Over the past 10 years airlines have generally focused on giving customers more choice regarding what services they pay for and what services are "extra." In reality, this has meant that things that were once free - e.g. bags, meals, etc... - have now been "unbundled" from the fare. The upside for customers is that fares have remained relatively constant in real terms, while airlines have been able to increase their revenues. The downside is that customers sometimes feel as though they are being nickel and dimed.
Volantio believes that there may be ways for airlines and passengers to both benefit at the same time. How? Flights usually contain a mix of passengers who need to be on the particular flight and those who might be flexible with their plans. When a flight has higher demand than expected, flexible passengers might trade their seats on a full flight, to move to to a flight at a different time and receive a bit of compensation. It's the airline equivalent of "trading down in the draft." You trade your #1 pick in the first round for another team's first rounder this year and their first rounder next year.

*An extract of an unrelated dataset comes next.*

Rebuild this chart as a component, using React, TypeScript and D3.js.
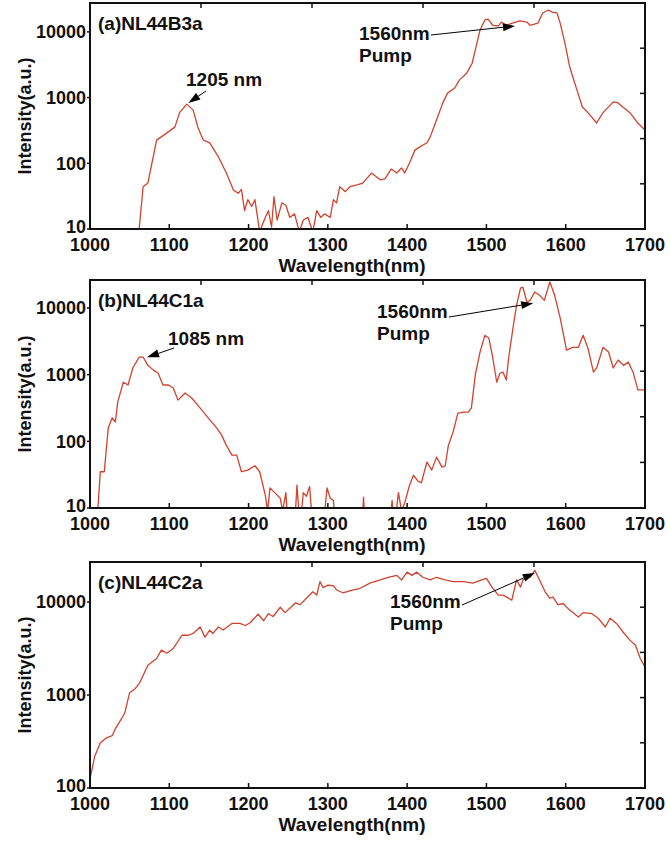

Best of all, these types of swaps can be made far in advance of departure, increasing customer satisfaction. Customers who need to travel on a flight that otherwise might have been full have the chance to travel on that flight. Customers whose plans are flexible earn a bit of compensation. And the airline can potentially increase their revenue while also increasing customer satisfaction and NPS.
It's important to note that such systems are entirely voluntary, and there is no guarantee for the airline that after they reacquire a flexible passenger's seat that they can actually resell it - the airline takes all the risk, the passengers receive all the benefit.
We believe this could be an important step in the right direction for improving customer satisfaction and revenues for airlines. It will require forward thinking and a willingness to pilot new projects and innovate by the airlines.